Appia Bio’s shutdown continues an unfortunate trend this year that has seen biotech closures nearly every month.
After just four years in business, cell therapy company Appia Bio is shutting down its operations, joining the growing list of startups that have thrown in the towel this year.
“I am saddened to share that we decided to wind down Appia Bio,” CEO JeenJoo Kang wrote in a LinkedIn post on Monday. “Without further funding available to test in patients, heartbreakingly, we had reached the end of our road.”
Appia emerged from stealth in May 2021 with $52 million in series A funding aimed at developing off-the-shelf cell therapies for a variety of oncology indications. The biotech was founded a year earlier by a group of experts including alums from Kite Pharma, Nobel laureate David Baltimore as chairman of the board and academic experts in genetics and chemical engineering.
At the core of Appia’s business is a drug development engine that generates CAR-engineered natural killer T cells, which can then be frozen until they need to be used to treat a patient, according to the company’s website.
Attracted by this technology, Kite in August 2021 partnered with Appia to advance stem cell-derived cell therapies for hematologic cancers. The collaboration covered two candidates and carried a potential $875 million value, including an upfront consideration and milestone payments.
Before reaching the end of its financial line, Appia “got to the cusp of filing our IND [investigational new drug] for clinical testing,” Kang wrote on Monday.

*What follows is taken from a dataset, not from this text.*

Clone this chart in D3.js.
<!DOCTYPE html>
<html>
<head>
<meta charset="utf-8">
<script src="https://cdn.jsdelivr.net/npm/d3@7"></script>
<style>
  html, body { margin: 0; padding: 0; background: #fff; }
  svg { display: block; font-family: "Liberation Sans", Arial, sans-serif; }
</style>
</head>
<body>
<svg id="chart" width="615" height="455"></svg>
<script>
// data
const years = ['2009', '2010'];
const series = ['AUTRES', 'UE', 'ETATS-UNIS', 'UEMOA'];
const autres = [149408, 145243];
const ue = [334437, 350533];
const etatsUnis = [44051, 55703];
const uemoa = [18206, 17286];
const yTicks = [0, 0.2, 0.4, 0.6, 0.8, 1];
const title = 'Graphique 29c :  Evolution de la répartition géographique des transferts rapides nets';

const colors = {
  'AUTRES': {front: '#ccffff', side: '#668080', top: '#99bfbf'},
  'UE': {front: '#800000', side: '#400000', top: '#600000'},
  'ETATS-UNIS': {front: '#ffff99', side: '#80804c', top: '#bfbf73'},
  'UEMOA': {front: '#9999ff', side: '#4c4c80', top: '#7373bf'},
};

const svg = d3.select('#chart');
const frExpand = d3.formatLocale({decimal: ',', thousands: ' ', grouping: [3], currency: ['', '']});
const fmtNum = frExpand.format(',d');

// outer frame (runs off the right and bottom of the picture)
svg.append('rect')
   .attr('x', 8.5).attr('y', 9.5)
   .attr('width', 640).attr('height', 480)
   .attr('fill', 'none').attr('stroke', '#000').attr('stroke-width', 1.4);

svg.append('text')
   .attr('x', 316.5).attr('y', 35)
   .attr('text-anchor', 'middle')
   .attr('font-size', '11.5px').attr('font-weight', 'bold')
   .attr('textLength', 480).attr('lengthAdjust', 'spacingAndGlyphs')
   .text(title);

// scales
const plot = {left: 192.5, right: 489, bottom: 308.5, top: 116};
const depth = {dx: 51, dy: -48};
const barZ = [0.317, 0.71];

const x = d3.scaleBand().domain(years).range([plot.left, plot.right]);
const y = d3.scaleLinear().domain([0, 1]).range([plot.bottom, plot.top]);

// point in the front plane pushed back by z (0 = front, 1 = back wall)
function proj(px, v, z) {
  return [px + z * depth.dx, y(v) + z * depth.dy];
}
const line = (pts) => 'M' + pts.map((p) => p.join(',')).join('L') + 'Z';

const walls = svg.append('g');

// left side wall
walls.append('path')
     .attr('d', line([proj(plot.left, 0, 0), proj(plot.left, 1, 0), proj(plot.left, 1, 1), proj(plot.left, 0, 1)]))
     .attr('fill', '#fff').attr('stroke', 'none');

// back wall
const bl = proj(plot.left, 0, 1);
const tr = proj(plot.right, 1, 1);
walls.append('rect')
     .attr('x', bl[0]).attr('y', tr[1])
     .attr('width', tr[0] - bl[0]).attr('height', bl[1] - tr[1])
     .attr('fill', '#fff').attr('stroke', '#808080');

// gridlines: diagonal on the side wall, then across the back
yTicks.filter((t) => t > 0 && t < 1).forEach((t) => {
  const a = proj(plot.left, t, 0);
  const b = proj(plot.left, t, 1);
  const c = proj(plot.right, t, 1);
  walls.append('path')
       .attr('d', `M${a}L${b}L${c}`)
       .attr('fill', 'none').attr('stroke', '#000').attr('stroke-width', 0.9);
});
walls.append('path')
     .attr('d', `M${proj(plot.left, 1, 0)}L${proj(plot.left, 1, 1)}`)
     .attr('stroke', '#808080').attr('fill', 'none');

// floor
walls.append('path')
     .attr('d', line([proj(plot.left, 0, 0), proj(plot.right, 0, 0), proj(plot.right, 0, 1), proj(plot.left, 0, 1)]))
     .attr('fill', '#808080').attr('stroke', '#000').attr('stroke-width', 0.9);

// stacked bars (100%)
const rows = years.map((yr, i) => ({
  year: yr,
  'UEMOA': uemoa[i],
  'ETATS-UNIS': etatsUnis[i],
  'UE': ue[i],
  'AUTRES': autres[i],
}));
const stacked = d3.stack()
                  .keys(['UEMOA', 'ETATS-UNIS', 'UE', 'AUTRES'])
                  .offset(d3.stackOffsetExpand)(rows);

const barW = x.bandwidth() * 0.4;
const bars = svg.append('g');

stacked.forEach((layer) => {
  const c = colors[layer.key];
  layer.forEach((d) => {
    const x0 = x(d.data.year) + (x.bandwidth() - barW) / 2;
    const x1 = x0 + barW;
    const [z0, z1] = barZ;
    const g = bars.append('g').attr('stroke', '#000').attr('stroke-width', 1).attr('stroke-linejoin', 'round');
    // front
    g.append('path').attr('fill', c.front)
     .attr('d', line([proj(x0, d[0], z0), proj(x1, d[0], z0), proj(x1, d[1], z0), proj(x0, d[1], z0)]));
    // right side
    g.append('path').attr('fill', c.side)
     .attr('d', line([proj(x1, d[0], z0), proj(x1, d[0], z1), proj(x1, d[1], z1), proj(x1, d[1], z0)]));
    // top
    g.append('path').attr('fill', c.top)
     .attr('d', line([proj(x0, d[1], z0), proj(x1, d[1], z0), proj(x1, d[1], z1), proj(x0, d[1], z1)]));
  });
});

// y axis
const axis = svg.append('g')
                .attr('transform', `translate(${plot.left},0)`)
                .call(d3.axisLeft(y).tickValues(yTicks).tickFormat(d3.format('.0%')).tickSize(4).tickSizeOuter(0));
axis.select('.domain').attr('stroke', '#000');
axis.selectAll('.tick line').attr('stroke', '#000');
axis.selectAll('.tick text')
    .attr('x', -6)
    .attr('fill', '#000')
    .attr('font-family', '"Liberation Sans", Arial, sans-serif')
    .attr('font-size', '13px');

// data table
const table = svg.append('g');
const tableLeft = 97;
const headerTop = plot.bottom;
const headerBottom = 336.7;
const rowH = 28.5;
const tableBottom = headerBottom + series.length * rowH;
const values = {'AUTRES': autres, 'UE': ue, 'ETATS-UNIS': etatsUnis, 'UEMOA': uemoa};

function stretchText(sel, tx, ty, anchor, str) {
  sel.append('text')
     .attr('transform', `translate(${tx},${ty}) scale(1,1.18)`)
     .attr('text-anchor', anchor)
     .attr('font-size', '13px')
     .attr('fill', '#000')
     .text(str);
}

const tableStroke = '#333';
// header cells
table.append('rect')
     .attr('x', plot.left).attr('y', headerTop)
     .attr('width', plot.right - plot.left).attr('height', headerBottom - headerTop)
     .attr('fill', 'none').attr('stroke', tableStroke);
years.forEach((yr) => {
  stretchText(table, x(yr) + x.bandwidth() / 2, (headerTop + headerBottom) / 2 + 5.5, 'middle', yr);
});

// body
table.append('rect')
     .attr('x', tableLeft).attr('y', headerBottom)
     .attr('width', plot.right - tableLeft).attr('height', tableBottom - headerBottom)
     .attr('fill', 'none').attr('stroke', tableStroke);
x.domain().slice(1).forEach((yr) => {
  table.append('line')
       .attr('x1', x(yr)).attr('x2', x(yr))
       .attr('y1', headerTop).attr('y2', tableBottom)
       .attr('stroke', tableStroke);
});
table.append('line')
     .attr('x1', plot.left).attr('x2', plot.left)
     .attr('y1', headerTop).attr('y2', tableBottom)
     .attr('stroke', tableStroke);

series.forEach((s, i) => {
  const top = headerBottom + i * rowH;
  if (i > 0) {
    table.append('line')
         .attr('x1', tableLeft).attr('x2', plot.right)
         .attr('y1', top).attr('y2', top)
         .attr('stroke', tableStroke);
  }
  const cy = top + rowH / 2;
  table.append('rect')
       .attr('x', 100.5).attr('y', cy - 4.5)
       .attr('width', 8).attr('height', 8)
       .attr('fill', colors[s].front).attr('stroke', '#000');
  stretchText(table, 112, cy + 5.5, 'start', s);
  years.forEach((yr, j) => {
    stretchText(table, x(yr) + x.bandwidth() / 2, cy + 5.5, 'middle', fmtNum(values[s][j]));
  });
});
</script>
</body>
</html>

Appia is hardly the only biotech startup to fold under the heavy funding headwinds across the industry. Just this month, Abata Therapeutics decided to close up shop due to “the current fundraising environment,” a spokesperson from Third Rock Ventures confirmed to BioSpace on Aug. 13. Abata, which had been developing regulatory T cell therapies for autoimmune and inflammatory diseases, launched in 2021 with support from Third Rock.
Days earlier, NextRNA Therapeutics CEO Dominique Verhelle revealed that the startup would also shut down. Several other companies have bowed out of the market, including Oncternal Therapeutics in July, National Resilience in June and Vor Bio in May.
Also in May, iTeos Therapeutics announced that after a brief strategic review, it had come to the decision to cease its operations and sell off its remaining assets and intellectual properties. The closure comes after iTeos lost a powerhouse partner in GSK, which earlier that month walked away from a 2021 pact to work on an anti-TIGIT therapy for cancer.